The warehouse boom is well-timed, helping to offset an office market weakened in part by consolidation in the region's banking industry. Vacancies ticked up to 15.9% in the downtown office submarket at year-end 2005 from 13.6% in 2004, though average rents also rose slightly over the period, while the suburban Midtown submarket remained tight at about 5.9%, according to Eason, Graham & Sandner Inc., a Birmingham-based real-estate brokerage and development company.

After acquiring Birmingham-based SouthTrust Corp. in 2004, Wachovia Corp., based in Charlotte, N.C., is selling two Birmingham buildings. In 2004 the banks also slashed the space leased by about half in the recently renamed Wachovia Tower. Some brokers say more consolidation could follow last month's announcement that Birmingham-based Regions Financial Corp. agreed to take over hometown rival AmSouth Bancorp, though a Regions spokeswoman says the company doesn't expect the transaction to have a significant impact on Birmingham real estate.

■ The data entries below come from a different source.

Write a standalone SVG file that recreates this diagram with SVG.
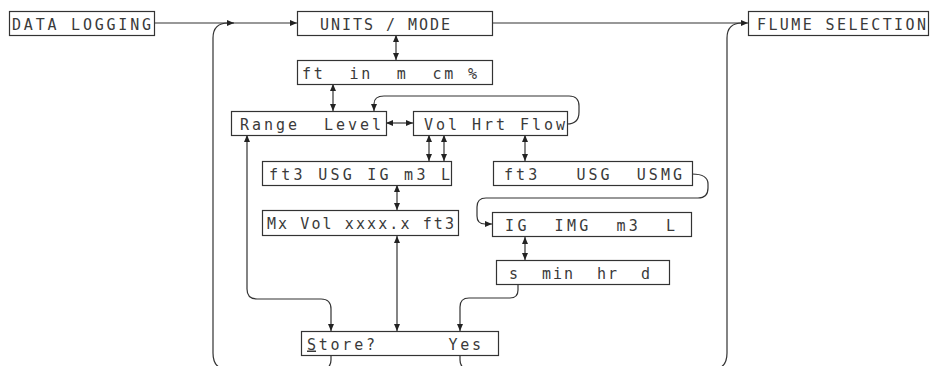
<svg xmlns="http://www.w3.org/2000/svg" width="930" height="366" viewBox="0 0 930 366">
<style>
.box{fill:#fff;stroke:#333;stroke-width:1.2}
.t{font-family:"DejaVu Sans Mono","Liberation Mono",monospace;font-size:15px;fill:#3a3a3a;white-space:pre}
.c{fill:none;stroke:#333;stroke-width:1.2}
.a1{marker-end:url(#ah)}
.a2{marker-start:url(#ah);marker-end:url(#ah)}
</style>
<defs>
<marker id="ah" markerUnits="userSpaceOnUse" markerWidth="8" markerHeight="7" refX="7" refY="3" orient="auto-start-reverse">
<path d="M0,0 L7,3 L0,6 z" fill="#222"/>
</marker>
</defs>
<rect width="930" height="366" fill="#fff"/>
<g id="connectors">
<path class="c a1" d="M155,23 H297"/>
<path class="c a1" d="M493,23 H748"/>
<path class="c a1" d="M224,369 Q213,367 213,353 V38 Q213,23 228,23 H234"/>
<path class="c" d="M716,369 Q727,367 727,353 V38 Q727,23 742,23"/>
<path class="c a2" d="M396,35 V60"/>
<path class="c a2" d="M333,84 V111"/>
<path class="c a2" d="M386,123 H413"/>
<path class="c a1" d="M567,124 Q579,124 579,112 V106 Q579,96 569,96 H384 Q374,96 374,104 V111"/>
<path class="c a2" d="M429,135 V161"/>
<path class="c a2" d="M444,135 V161"/>
<path class="c a2" d="M525,135 V161"/>
<path class="c a2" d="M397,185 V210"/>
<path class="c a2" d="M397,236 V331"/>
<path class="c a2" d="M247,135 V289 Q247,299 257,299 H321 Q331,299 331,309 V331"/>
<path class="c a1" d="M518,285 V290 Q518,298 510,298 H469 Q460,298 460,307 V331"/>
<path class="c a1" d="M692,174 Q708,174 708,184 V188 Q708,198 698,198 H486 Q477,198 477,207 V216 Q477,224 485,224 H492"/>
<path class="c a2" d="M525,237 V260"/>
<path class="c" d="M331,356 V360 Q331,367 325,369"/>
<path class="c" d="M460,356 V360 Q460,367 466,369"/>
</g>
<g id="data-logging"><rect class="box" x="9.5" y="11.5" width="145" height="24"/><text class="t" x="12" y="29.5" textLength="139" lengthAdjust="spacing">DATA LOGGING</text></g>
<g id="units-mode"><rect class="box" x="297.5" y="11.5" width="195" height="24"/><text class="t" x="320" y="29.5" textLength="130" lengthAdjust="spacing">UNITS / MODE</text></g>
<g id="flume-selection"><rect class="box" x="748.5" y="11.5" width="180" height="24"/><text class="t" x="757" y="29.5" textLength="169" lengthAdjust="spacing">FLUME SELECTION</text></g>
<g id="units"><rect class="box" x="297.5" y="60.5" width="195" height="24"/><text class="t" x="302" y="78.5" textLength="175" lengthAdjust="spacing">ft  in  m  cm %</text></g>
<g id="range-level"><rect class="box" x="231.5" y="111.5" width="155" height="24"/><text class="t" x="240" y="129.5" textLength="141" lengthAdjust="spacing">Range  Level</text></g>
<g id="vol-hrt-flow"><rect class="box" x="413.5" y="111.5" width="154" height="24"/><text class="t" x="424" y="129.5" textLength="141" lengthAdjust="spacing">Vol Hrt Flow</text></g>
<g id="vol-units"><rect class="box" x="262.5" y="161.5" width="189" height="24"/><text class="t" x="269" y="179.5" textLength="181" lengthAdjust="spacing">ft3 USG IG m3 L</text></g>
<g id="flow-units-1"><rect class="box" x="493.5" y="161.5" width="199" height="24"/><text class="t" x="504" y="179.5" textLength="178" lengthAdjust="spacing">ft3   USG  USMG</text></g>
<g id="max-vol"><rect class="box" x="262.5" y="210.5" width="196" height="25"/><text class="t" x="267" y="229" textLength="187" lengthAdjust="spacing">Mx Vol xxxx.x ft3</text></g>
<g id="flow-units-2"><rect class="box" x="492.5" y="212.5" width="199" height="24"/><text class="t" x="505" y="230.5" textLength="170" lengthAdjust="spacing">IG  IMG  m3  L</text></g>
<g id="time-units"><rect class="box" x="496.5" y="260.5" width="173" height="24"/><text class="t" x="509" y="278.5" textLength="141" lengthAdjust="spacing">s  min  hr  d</text></g>
<g id="store"><rect class="box" x="301.5" y="331.5" width="197" height="24"/><text class="t" x="307" y="349.5" textLength="174" lengthAdjust="spacing"><tspan text-decoration="underline">S</tspan>tore?      Yes</text></g>
</svg>
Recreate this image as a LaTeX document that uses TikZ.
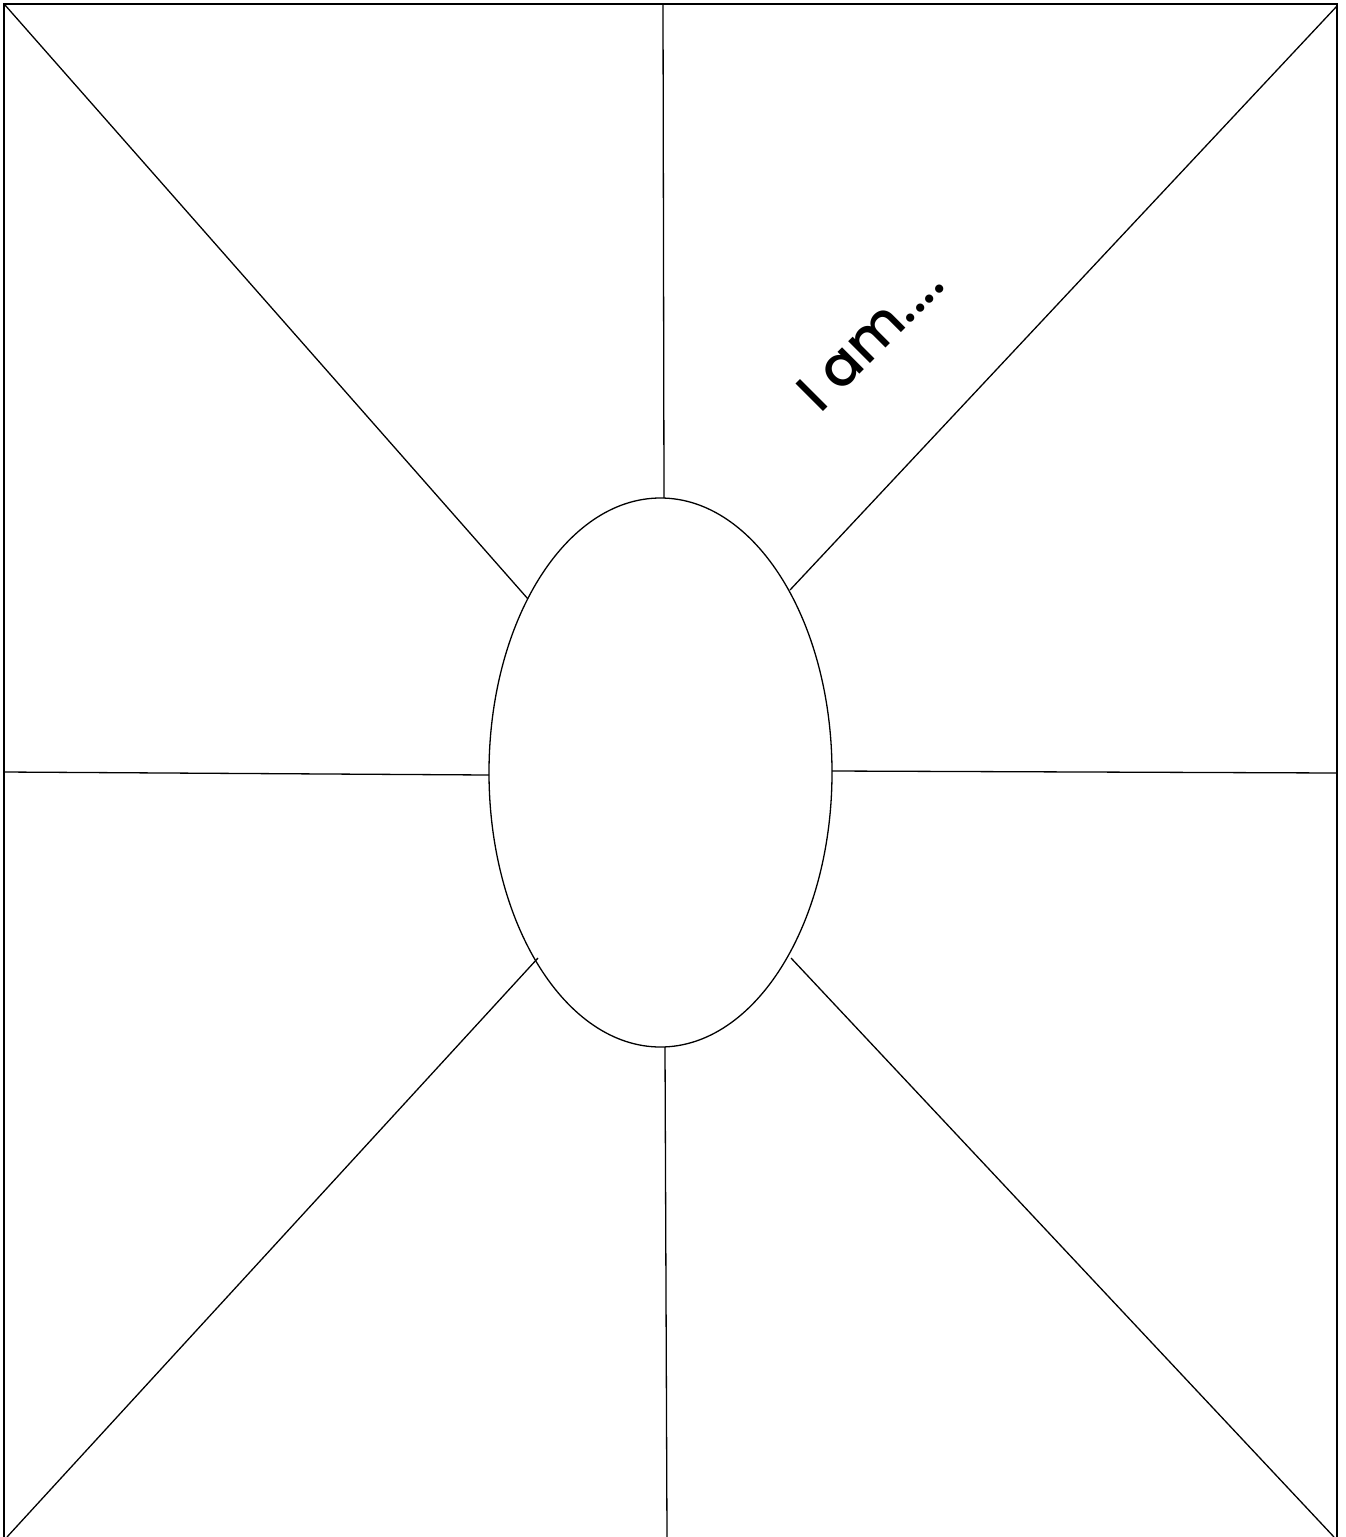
\documentclass[tikz,border=0pt]{standalone}
\usepackage{fontspec}
\newfontfamily\gothic{Poppins}[UprightFont=* Medium]
\usetikzlibrary{shapes.geometric}
\begin{document}
\begin{tikzpicture}[x=1pt,y=-1pt,
  edge/.style={draw=black,line width=1.3pt},
  label/.style={font=\gothic\fontsize{56}{60}\selectfont,inner sep=0pt}]
\useasboundingbox[fill=white] (0,0) rectangle (1345,1537);
% frame
\draw[edge] (4,1540) -- (4,4) -- (1337,4) -- (1337,1540);
% centre ellipse
\node[edge,ellipse,minimum width=343pt,minimum height=549pt,inner sep=0pt] (e) at (660.5,772.5) {};
% corner / edge points
\coordinate (tl) at (5,5);
\coordinate (tr) at (1337,6);
\coordinate (bl) at (7,1537);
\coordinate (br) at (1334,1537);
\coordinate (tm) at (663,4);
\coordinate (bm) at (667,1537);
\coordinate (lm) at (4,772);
\coordinate (rm) at (1337,773);
% ellipse contact points
\coordinate (etl) at (528,599);
\coordinate (etr) at (790,590);
\coordinate (ebl) at (538,958);
\coordinate (ebr) at (791,958);
\coordinate (et) at (664,498);
\coordinate (eb) at (665,1047);
\coordinate (el) at (489,775);
\coordinate (er) at (832,771);
% spokes
\draw[edge] (tl) -- (etl);
\draw[edge] (tr) -- (etr);
\draw[edge] (bl) -- (ebl);
\draw[edge] (br) -- (ebr);
\draw[edge] (tm) -- (et);
\draw[edge] (bm) -- (eb);
\draw[edge] (lm) -- (el);
\draw[edge] (rm) -- (er);
% label
\node[label,rotate=45] (iam) at (870,337) {I am....};
\end{tikzpicture}
\end{document}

To be sure, the Birmingham area's comparatively lower-priced office market also has drawn interest from a handful of institutional investors. TIAA-CREF last year purchased the seven-building Inverness Center complex in a deal valued at about $92.7 million, or about $100 a square foot. That's well below the average price of $189 a square foot paid for offices nationally last year, according to Real Capital Analytics of New York.

For now, the economy of the Birmingham area -- with more than one million people in the foothills of the Appalachian mountains -- appears to be holding its own. The unemployment rate stood at 2.9% in April, the fourth-lowest of the U.S.'s large metropolitan areas, and employment levels rose by 1.2% in April from the year-earlier period, just below the national rate of 1.4%, according to the Bureau of Labor Statistics. Sam Addy, a research economist with the Center for Business and Economic Research at the University of Alabama, credits the area's strong manufacturing, retail and healthcare sectors.

Brisk demand from regional distributors of a variety of goods and auto-parts manufacturers has increased the pace at which tenants are leasing industrial space from the historical rate, according to Mark Byers, vice president of industrial leasing for Eason, Graham and Sandner. Last year Birmingham-based Graham & Co. completed a 518,000-square-foot build-to-suit warehouse for Mercedes-Benz next to the auto manufacturer's assembly plant in Tuscaloosa County.

In the closer-in counties of Jefferson and Shelby, an estimated 1.4 million square feet of new speculative industrial space -- about half of it preleased -- is expected to be completed this year, Mr. Byers estimates. That represents about 12% of those two counties' existing space at the end of 2005. While the market is robust for now, Mr. Byers says if demand slows, "we've got a few pretty bumpy years ahead" as the new space is leased.

Though the region isn't nearly as reliant on autos as it was on steel, some investors are nonetheless wary of Birmingham's new industrial star. Wells Real Estate Funds of Atlanta already owns two suburban office buildings and is looking to buy more, but isn't now considering industrial properties because of concern about the market's exposure to auto-making. "We just don't like markets dominated by one industry," says David Steinwedell, Wells' chief investment officer. "You're just subject to more risk."